Grape seed extract and OPC
Dr. med. Heinz Lüscher
In 1979, the so-called French paradox was described, namely that the heart attack rate in France is one third lower than in the USA, although the French eat more fat, smoke more and exercise less, but drink considerably more red wine. In the meantime, countless other studies have been carried out worldwide on this subject, with the same results every time: The probability of dying from a heart attack or stroke is 40 – 60% lower among regular wine drinkers. I do not want to tempt you to drink to excess. However, having a glass of wine every now and then is obviously beneficial to health. The reason for this is the secondary plant substances contained in wine, namely OPC, even if wine contains only a small amount of them in comparison with grape seed extract, for example.
A group of secondary plant substancesOPC
OPCs (oligomeric proanthocyanidins) are a group of colourless, natural plant substances found in many fruits, vegetables, nuts, tree bark and leaves. The content of OPC is also the reason why the leaves change colour in autumn. OPC has now been detected in more than 500 different plants. The amount of OPC is particularly high in grapes, especially in the seeds and skin. Grapes with seeds that have been bred away are therefore nonsense.
The effect of OPC
OPC is a highly potent antioxidant, it neutralises dangerous free radicals that cause damage in various organs throughout the body. This explains why so many diseases can be positively influenced by OPC. The spectrum of effects of OPC in the body is almost too good to be true. In the foreground is the protective effect on the walls of the blood vessels. In the arteries, this reduces the susceptibility to arteriosclerotic deposits (“arteriosclerosis”). Arteriosclerosis is a risk factor for many dreaded cardiovascular diseases, such as high blood pressure, heart attack, stroke, etc.
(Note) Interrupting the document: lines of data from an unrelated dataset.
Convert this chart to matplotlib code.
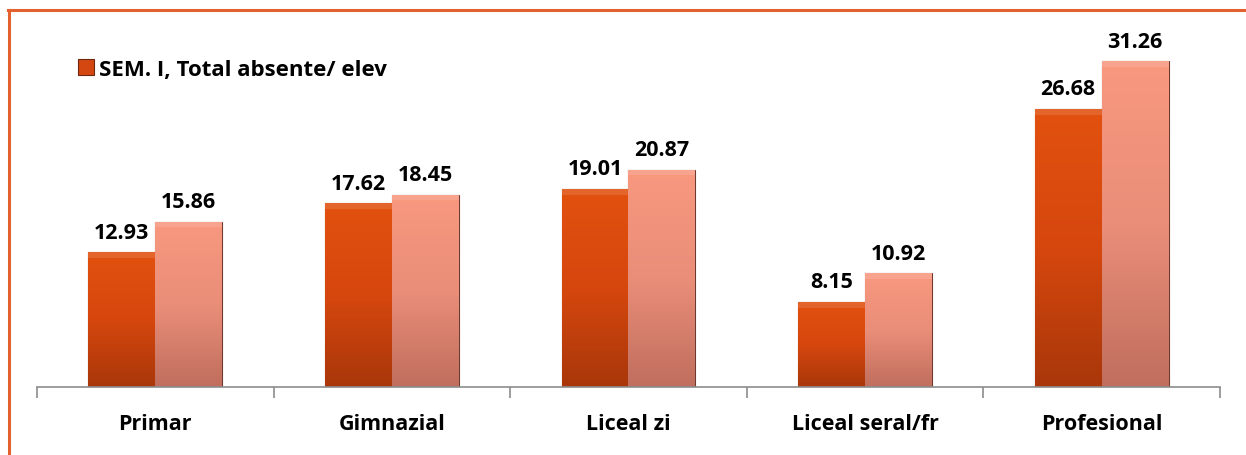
import numpy as np
import matplotlib
matplotlib.use('Agg')
import matplotlib.pyplot as plt
from matplotlib.colors import LinearSegmentedColormap

# date
categorii = ['Primar', 'Gimnazial', 'Liceal zi', 'Liceal seral/fr', 'Profesional']
sem1 = [12.93, 17.62, 19.01, 8.15, 26.68]
sem2 = [15.86, 18.45, 20.87, 10.92, 31.26]
legenda = 'SEM. I, Total absente/ elev'

plt.rcParams['font.family'] = ['Open Sans', 'DejaVu Sans']
plt.rcParams['font.weight'] = 'bold'

fig = plt.figure(figsize=(12.46, 4.56), dpi=100)
ax = fig.add_axes([0.0297, 0.149, 0.9494, 0.80])

x = np.arange(len(categorii))
w = 0.283
b1 = ax.bar(x - w / 2, sem1, w, color='#D44710', edgecolor='#6e2810', linewidth=0.8, label=legenda, zorder=2)
b2 = ax.bar(x + w / 2, sem2, w, color='#EE8A75', edgecolor='#6e3a30', linewidth=0.8, zorder=2)

# gradient pe bare
cm1 = LinearSegmentedColormap.from_list('c1', ['#A9370A', '#D6470E', '#E2510F'])
cm2 = LinearSegmentedColormap.from_list('c2', ['#C06E5E', '#EA8E79', '#F8987F'])
grad = np.linspace(0, 1, 256).reshape(-1, 1)
for bars, cm in [(b1, cm1), (b2, cm2)]:
    for p in bars:
        x0, y0 = p.get_x(), p.get_y()
        im = ax.imshow(grad, extent=[x0, x0 + p.get_width(), y0, y0 + p.get_height()],
                       origin='lower', cmap=cm, aspect='auto', zorder=2.5)
        im.set_clip_path(p)
        # margine superioara putin mai deschisa
        ax.add_patch(plt.Rectangle((x0, y0 + p.get_height() - 0.55), p.get_width(), 0.55,
                                   color='white', alpha=0.12, lw=0, zorder=2.6))

for bars, vals in [(b1, sem1), (b2, sem2)]:
    for p, v in zip(bars, vals):
        ax.annotate(f'{v:.2f}', (p.get_x() + p.get_width() / 2, p.get_height()),
                    xytext=(0, 7), textcoords='offset points', ha='center', va='bottom',
                    fontsize=15.5, fontweight='bold')

ax.set_xlim(-0.5, len(categorii) - 0.5)
ax.set_ylim(0, 35)
ax.set_yticks([])
for s in ['top', 'right', 'left']:
    ax.spines[s].set_visible(False)
ax.spines['bottom'].set_color('#8c8c8c')
ax.spines['bottom'].set_linewidth(1.2)
ax.set_xticks(np.arange(len(categorii) + 1) - 0.5)
ax.set_xticklabels([])
ax.set_xticks(x, minor=True)
ax.set_xticklabels(categorii, minor=True, fontsize=15.5, fontweight='bold')
ax.tick_params(axis='x', which='major', length=8, color='#8c8c8c', width=1.2)
ax.tick_params(axis='x', which='minor', length=0, pad=19)

ax.legend(loc='upper left', bbox_to_anchor=(0.018, 0.955), frameon=False,
          prop={'size': 16, 'weight': 'bold'}, handlelength=0.7, handleheight=0.7,
          handletextpad=0.25)

# chenarul portocaliu (sus si stanga)
fig.add_artist(plt.Line2D([0.0064, 1.0], [0.976, 0.976], color='#E2612F', lw=2.2))
fig.add_artist(plt.Line2D([0.0072, 0.0072], [0.0, 0.976], color='#E2612F', lw=2.2))

plt.savefig('out.png', dpi=100)
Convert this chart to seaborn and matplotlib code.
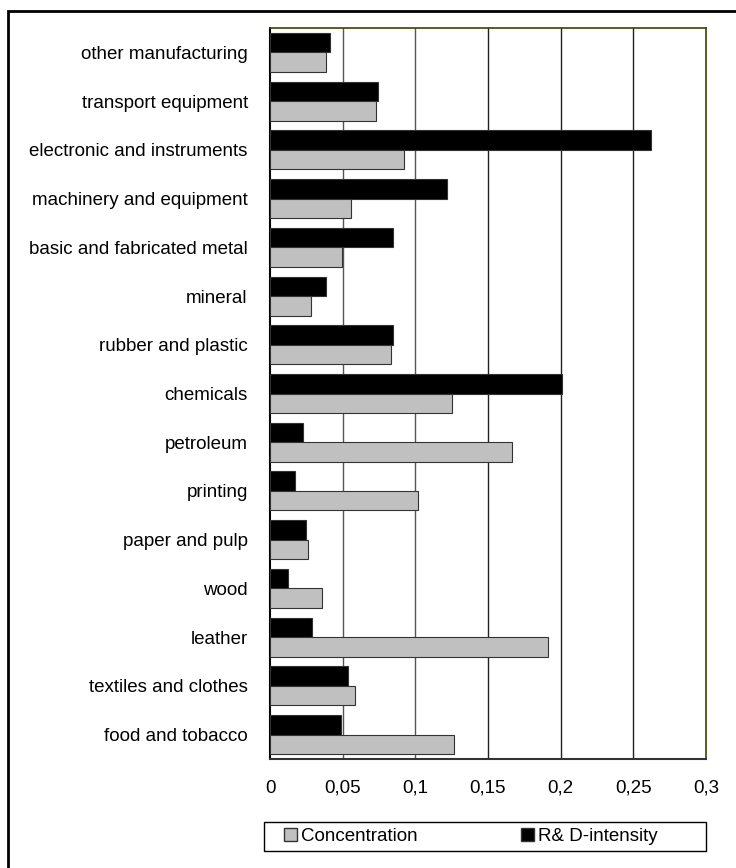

In the veins, the walls become tighter and less permeable, which counteracts varicose veins and leg oedema. On the skin, OPC has a similar effect, it helps to build up collagen and makes the skin firmer and more elastic. The brain also benefits from OPC because it crosses the blood-brain barrier.
How can you benefit from OPC?
Our body cannot produce OPC itself, so it has to be supplied by food. The OPC content in fruits develops only at the very end of the ripening process. Many of the fruits offered in shops have been picked in an unripe state and have in some cases been transported long distances. Unfortunately, we usually remove the skins from those fruits that contain the most OPC. Grape seeds are usually removed or swallowed whole, so that they have no effect on the body. If we want to benefit from the various effects of OPC, the only way to do so is often to take OPC in the form of capsules.
Another potent active ingredient from grapes is resveratrol
Resveratrol is mainly found in the grape skin, but in smaller amounts also in the rest of the vine plant, in the seeds, stems, vines and roots. Resveratrol belongs to the so-called polyphenols, which are known for their high antioxidant potency. Resveratrol has also been shown to have a pronounced antioxidant effect. The antioxidant effect is important for vascular protection in the heart and blood circulation. However, the brain is also known to suffer from excessive oxidative stress. Resveratrol, which crosses the blood-brain barrier, has also been shown to have a neuroprotective effect (protection of brain cells) in several in vivo studies in rats.
It also has an inhibitory effect on platelet aggregation (“clumping” of blood platelets), which is another important aspect of its protective effect on blood vessels. This is another important aspect of its protective effect on the blood vessels, as it can prevent thromboses and infarctions (heart, brain, etc.). Resveratrol also has anti-cancer and antifungal properties and increases fat burning.
If a grape seed extract capsule also contains vitamin C, which is also a powerful antioxidant, this further enhances the effect of OPC and resveratrol and vice versa (synergistic effect).
- Heart attack
- High blood pressure
- Varicose Veins
- Swollen legs (edema)
- Increased cholesterol
- Glaucoma (high eye pressure)
- Cataract (cloudy lens)
- Damage caused by diabetes
- Aging process (e.g. of the skin)
- skin rashes (eczema, acne, psoriasis, allergies)
- Poor wound healing
- Hair Loss
- Arthritis (rheumatic joint inflammation)
- Rheumatic complaints
- Hay fever
- Lack of concentration
- Learning problems
- Tiredness, exhaustion
- Irregular period
- Menstrual cramps
- Climacteric complaints
Grape seed extract has a preventive or curative effect on the following diseases
Take 2-3 capsules of 300-400 mg grape seed extract a day, spread over the day, before meals.
There are no side effects. However, people who are taking anticoagulants (anticoagulants) should talk to their doctor about the possible strengthening effect of grape seed extract. The anticoagulants might be reduced, which could be a good thing. This “precautionary measure” does not apply to platelet aggregation inhibitors (e.g. Aspirin cardio).